India has emerged as one of the fastest-growing fintech markets in the world. Given our traditional habit of transacting in cash, India has come a long way. The entire scenario of transactions has changed drastically. Digital transactions are the future, and we have already stepped into it. However, RBI has drawn a distinct line between banks and digital wallet services.
Banks are traditional lenders regulated by the RBI. With the emergence of new-age financial technology companies, the line between banks and fintech is blurring. A number of banks are evolving as fintech companies. This rings a bell for the RBI to step in. Former Deputy RBI governor SS Mundra made a statement saying, “Banks should avoid ‘imitating’ fintech companies in their attempt to re-imagine themselves but should look for meaningful cooperation with such companies to enhance their business”.
As per Mundra, banks must avoid the temptation of introducing too many products. Banks are traditionally meant to be lenders. Corporate lending was once the biggest chunk of banks’ loan books. This has shrunk as companies have found alternate ways of financing themselves. This has certainly caused a fortune to a few of the banks.
RBI’s Deputy Governor T Rabi Sankar believes that fintech should be more entity-based. According to Sankar, fintech should only be payment service providers. Fintech is transforming the banking space. The RBI deputy governor also highlighted the importance of banks. He said that a bank works as a bridge between the depositors and borrowers, and in the process works as a money creator. There should be a clear distinction between banks and fintech. Any fintech that provides liquidity services is functionally a bank, and as such should be subject to the same regulations and supervisions. That is why tech companies are not allowed in deposit and deposit products.
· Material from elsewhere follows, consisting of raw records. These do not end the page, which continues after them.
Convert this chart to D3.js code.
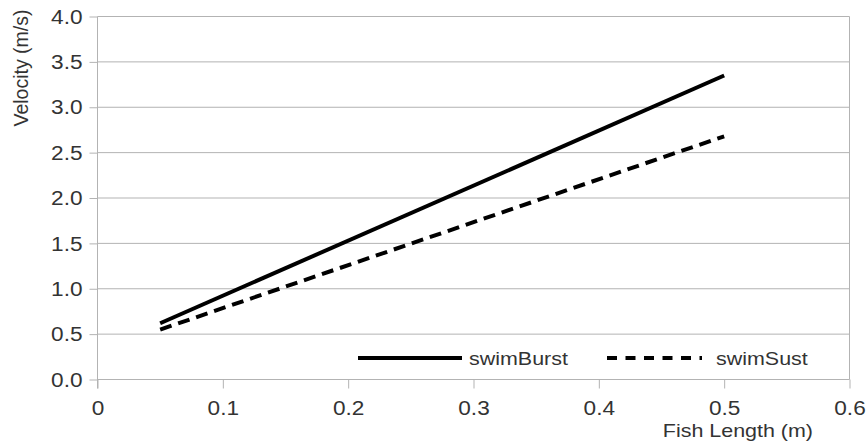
<!DOCTYPE html>
<html>
<head>
<meta charset="utf-8">
<script src="https://cdn.jsdelivr.net/npm/d3@7"></script>
<style>
  html, body { margin: 0; padding: 0; background: #fff; }
  svg { display: block; font-family: "Liberation Sans", Arial, sans-serif; }
</style>
</head>
<body>
<svg id="chart" width="867" height="445"></svg>
<script>
// Swimming velocity vs. fish length
const lengths = [0.05, 0.5];
const swimBurst = [0.62, 3.35];
const swimSust = [0.55, 2.68];
const xTicks = [0, 0.1, 0.2, 0.3, 0.4, 0.5, 0.6];
const xTickLabels = ["0", "0.1", "0.2", "0.3", "0.4", "0.5", "0.6"];
const yTicks = [0, 0.5, 1, 1.5, 2, 2.5, 3, 3.5, 4];
const seriesNames = ["swimBurst", "swimSust"];

const svg = d3.select("#chart");
const margin = { left: 97.5, right: 18, top: 16, bottom: 66 };
const W = 867, H = 445;
const FS = 19.5;      // label font size
const SX = 1.16;      // horizontal glyph widening

const x = d3.scaleLinear().domain([0, 0.6]).range([margin.left, W - margin.right + 0.5]);
const y = d3.scaleLinear().domain([0, 4]).range([H - margin.bottom + 0.5, margin.top + 0.5]);

const grid = "#b3b3b3";
const textCol = "#333";

// horizontal gridlines
svg.append("g").selectAll("line").data(yTicks).join("line")
  .attr("x1", x(0)).attr("x2", x(0.6))
  .attr("y1", d => y(d)).attr("y2", d => y(d))
  .attr("stroke", grid).attr("stroke-width", 1);

// right frame edge
svg.append("line")
  .attr("x1", x(0.6)).attr("x2", x(0.6))
  .attr("y1", y(4)).attr("y2", y(0))
  .attr("stroke", grid);

// y axis
const yAxis = svg.append("g").attr("transform", `translate(${x(0)},0)`)
  .call(d3.axisLeft(y).tickValues(yTicks).tickFormat(d3.format(".1f")).tickSize(8).tickPadding(0));
yAxis.select(".domain").remove();
yAxis.append("line").attr("x1", 0).attr("x2", 0).attr("y1", y(4)).attr("y2", y(0) + 9).attr("stroke", grid);
yAxis.selectAll(".tick line").attr("stroke", grid);
yAxis.selectAll(".tick text")
  .attr("x", -15 / SX).attr("dy", "0.34em")
  .attr("transform", `scale(${SX},1)`)
  .attr("fill", textCol).style("font-size", FS + "px")
  .style("font-family", "Liberation Sans, Arial, sans-serif");

// x axis
const xAxis = svg.append("g").attr("transform", `translate(0,${y(0)})`)
  .call(d3.axisBottom(x).tickValues(xTicks).tickFormat((d, i) => xTickLabels[i]).tickSize(9).tickPadding(0));
xAxis.select(".domain").remove();
xAxis.selectAll(".tick line").attr("stroke", grid);
xAxis.selectAll(".tick text")
  .attr("y", 36).attr("dy", null)
  .attr("transform", `scale(${SX},1)`)
  .attr("fill", textCol).style("font-size", FS + "px")
  .style("font-family", "Liberation Sans, Arial, sans-serif");

// axis titles
svg.append("text")
  .attr("transform", `translate(813,437) scale(${SX},1)`).attr("text-anchor", "end")
  .attr("fill", textCol).style("font-size", "18.5px")
  .text("Fish Length (m)");
svg.append("text")
  .attr("transform", `translate(28,68) rotate(-90)`).attr("text-anchor", "middle")
  .attr("fill", textCol).style("font-size", "19.5px")
  .text("Velocity (m/s)");

// series lines
const line = d3.line().x(d => x(d[0])).y(d => y(d[1]));
const burstPts = lengths.map((l, i) => [l, swimBurst[i]]);
const sustPts = lengths.map((l, i) => [l, swimSust[i]]);

svg.append("path").datum(burstPts).attr("d", line)
  .attr("fill", "none").attr("stroke", "#000").attr("stroke-width", 4);
svg.append("path").datum(sustPts).attr("d", line)
  .attr("fill", "none").attr("stroke", "#000").attr("stroke-width", 4)
  .attr("stroke-dasharray", "12,7");

// legend
const lg = svg.append("g");
lg.append("line").attr("x1", 358).attr("x2", 462).attr("y1", 358).attr("y2", 358)
  .attr("stroke", "#000").attr("stroke-width", 4);
lg.append("text").attr("transform", `translate(469,365) scale(${SX},1)`)
  .attr("fill", textCol).style("font-size", "18.5px").text(seriesNames[0]);
lg.append("line").attr("x1", 607).attr("x2", 702).attr("y1", 358).attr("y2", 358)
  .attr("stroke", "#000").attr("stroke-width", 4).attr("stroke-dasharray", "10,8.5");
lg.append("text").attr("transform", `translate(716,365) scale(${SX},1)`)
  .attr("fill", textCol).style("font-size", "18.5px").text(seriesNames[1]);
</script>
</body>
</html>
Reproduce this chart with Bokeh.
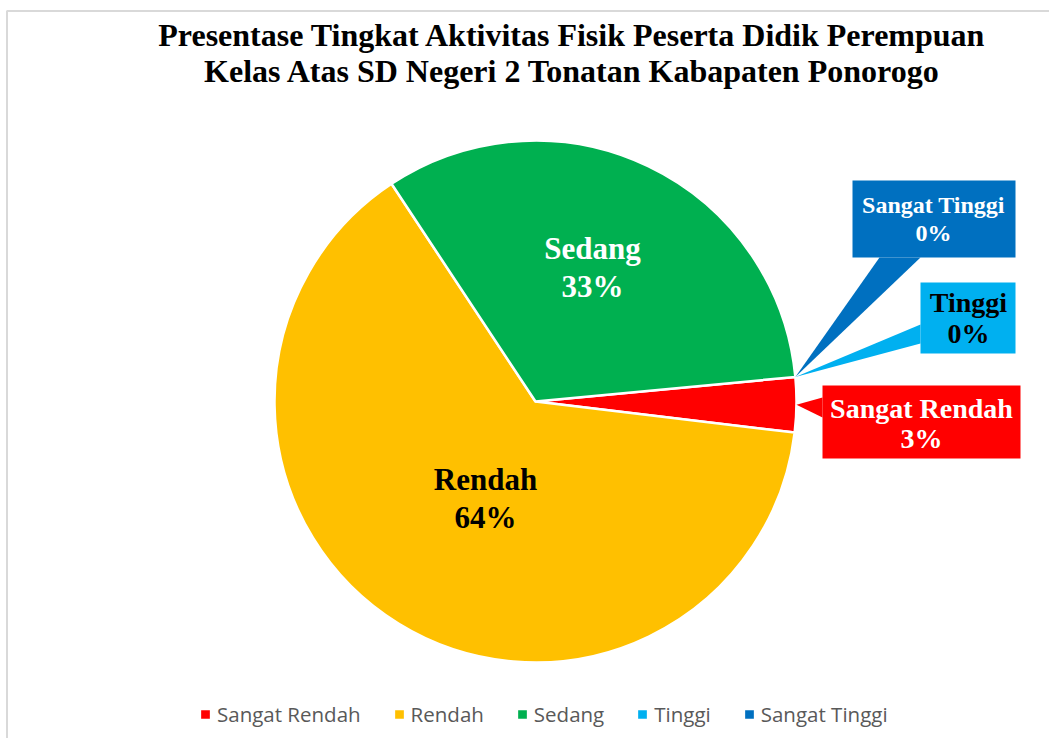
import math
from bokeh.plotting import figure
from bokeh.models import ColumnDataSource, Range1d, Legend, LegendItem
from bokeh.core.properties import value
from bokeh.embed import file_html
from bokeh.resources import INLINE

# ---------------- data ----------------
categories = ["Sangat Rendah", "Rendah", "Sedang", "Tinggi", "Sangat Tinggi"]
percent = [3.4, 63.8, 32.8, 0.0, 0.0]
colors = ["#FF0000", "#FFC000", "#00B050", "#00B0F0", "#0070C0"]
title_lines = ["Presentase Tingkat Aktivitas Fisik Peserta Didik Perempuan",
               "Kelas Atas SD Negeri 2 Tonatan Kabapaten Ponorogo"]

# ---------------- layout ----------------
W, H = 1049, 738
BASE_FIX = 0.36  # baseline correction (fraction of font size)


def X(ix):
    return ix


def Y(iy):
    return H - iy


def YT(iy, size):
    return Y(iy - BASE_FIX * size)


CX, CY, R = X(535), Y(401), 261
START = math.radians(5.4)

total = sum(percent)
starts, ends = [], []
a = START
for v in percent:
    starts.append(a)
    a -= v / total * 2 * math.pi
    ends.append(a)

pct_text = [f"{round(v)}%" for v in percent]
radii = [R if v > 0 else 0 for v in percent]

src = ColumnDataSource(dict(cat=categories, val=percent, color=colors,
                            start=starts, end=ends, radius=radii))

p = figure(width=W, height=H, x_range=Range1d(0, W), y_range=Range1d(0, H),
           output_backend="svg", toolbar_location=None, min_border=0)
p.axis.visible = False
p.grid.visible = False
p.outline_line_color = None
p.background_fill_color = "white"
p.border_fill_color = "white"

# chart frame (left and top edges visible)
p.line([X(6.5), X(6.5), W], [0, Y(10.5), Y(10.5)], line_color="#D9D9D9", line_width=2)

# pie
wr = p.wedge(x=CX, y=CY, radius="radius", start_angle="start", end_angle="end",
             direction="clock", fill_color="color", line_color="white",
             line_width=2.5, source=src)

# title
p.text(x=[X(572)] * 2, y=[YT(46, 32), YT(82, 32)], text=title_lines,
       text_font=value("Liberation Serif"), text_font_style="bold",
       text_font_size="32px", text_align="center", text_baseline="alphabetic",
       text_color="black")

# inside labels (Rendah, Sedang)
inside = {1: (485, 490, 528, "black"), 2: (592, 259, 297, "white")}
for i, (lx, b1, b2, col) in inside.items():
    p.text(x=[X(lx), X(lx)], y=[YT(b1, 31), YT(b2, 31)],
           text=[categories[i], pct_text[i]],
           text_font=value("Liberation Serif"), text_font_style="bold",
           text_font_size="31px", text_align="center",
           text_baseline="alphabetic", text_color=col)


def tip_at(angle):
    return CX + R * math.cos(angle), CY + R * math.sin(angle)


# callout boxes
callouts = {
    0: dict(box=(822, 1020, 385, 458), base=[(822, 397), (822, 417)],
            tx=921, b=(418, 448), fs=28, tc="white",
            tip=tip_at((starts[0] + ends[0]) / 2)),
    3: dict(box=(920, 1015, 282, 353), base=[(920, 324), (920, 343)],
            tx=968, b=(312, 343), fs=28, tc="black",
            tip=tip_at(starts[3])),
    4: dict(box=(852, 1015, 180, 257), base=[(879, 257), (920, 257)],
            tx=933, b=(213, 241), fs=24, tc="white",
            tip=tip_at(starts[4])),
}
for i, c in callouts.items():
    l, r, t, b = c["box"]
    (x1, y1), (x2, y2) = c["base"]
    tx, ty = c["tip"]
    p.patch([X(x1), tx, X(x2)], [Y(y1), ty, Y(y2)], fill_color=colors[i],
            line_color=None)
    p.quad(left=[X(l)], right=[X(r)], top=[Y(t)], bottom=[Y(b)],
           fill_color=colors[i], line_color=None)
    fs = c["fs"]
    p.text(x=[X(c["tx"])] * 2, y=[YT(c["b"][0], fs), YT(c["b"][1], fs)],
           text=[categories[i], pct_text[i]],
           text_font=value("Liberation Serif"), text_font_style="bold",
           text_font_size=f"{fs}px", text_align="center",
           text_baseline="alphabetic", text_color=c["tc"])

# legend
items = [LegendItem(label=c, renderers=[wr], index=i) for i, c in enumerate(categories)]
legend = Legend(items=items, orientation="horizontal", location=(X(198), 10),
                glyph_width=14, glyph_height=14, label_standoff=5, spacing=31,
                padding=0, margin=0, border_line_color=None,
                background_fill_alpha=0, label_text_font="Open Sans",
                label_text_font_size="20.5px", label_text_color="#595959",
                label_height=20)
p.add_layout(legend, "center")

open("out.html", "w").write(file_html(p, INLINE))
Fintech companies are offering varied benefits to which traditional banks are feeling left out. Banks have begun to adopt innovative fintech tools. Private banks have already started to offer digital services. It seems that the banking space has some catching up to do. These days people mostly use UPI and payment services to quickly transfer money. There’s hardly any use of bank apps as customers feel other UPI apps are faster and more efficient. Hence, RBI is now encouraging traditional banks to up their game. There seems to be a lot of scope for the banking space.
As a result, RBI is working on cross-border payments. Hence, RBI recently tied up with the Monetary Authority of Singapore for one such cross border payments service on a reciprocal basis. This platform would solve the stagnated issues of exchange rate conversion, time zone differences and other regulations that prevent cross-border transfers.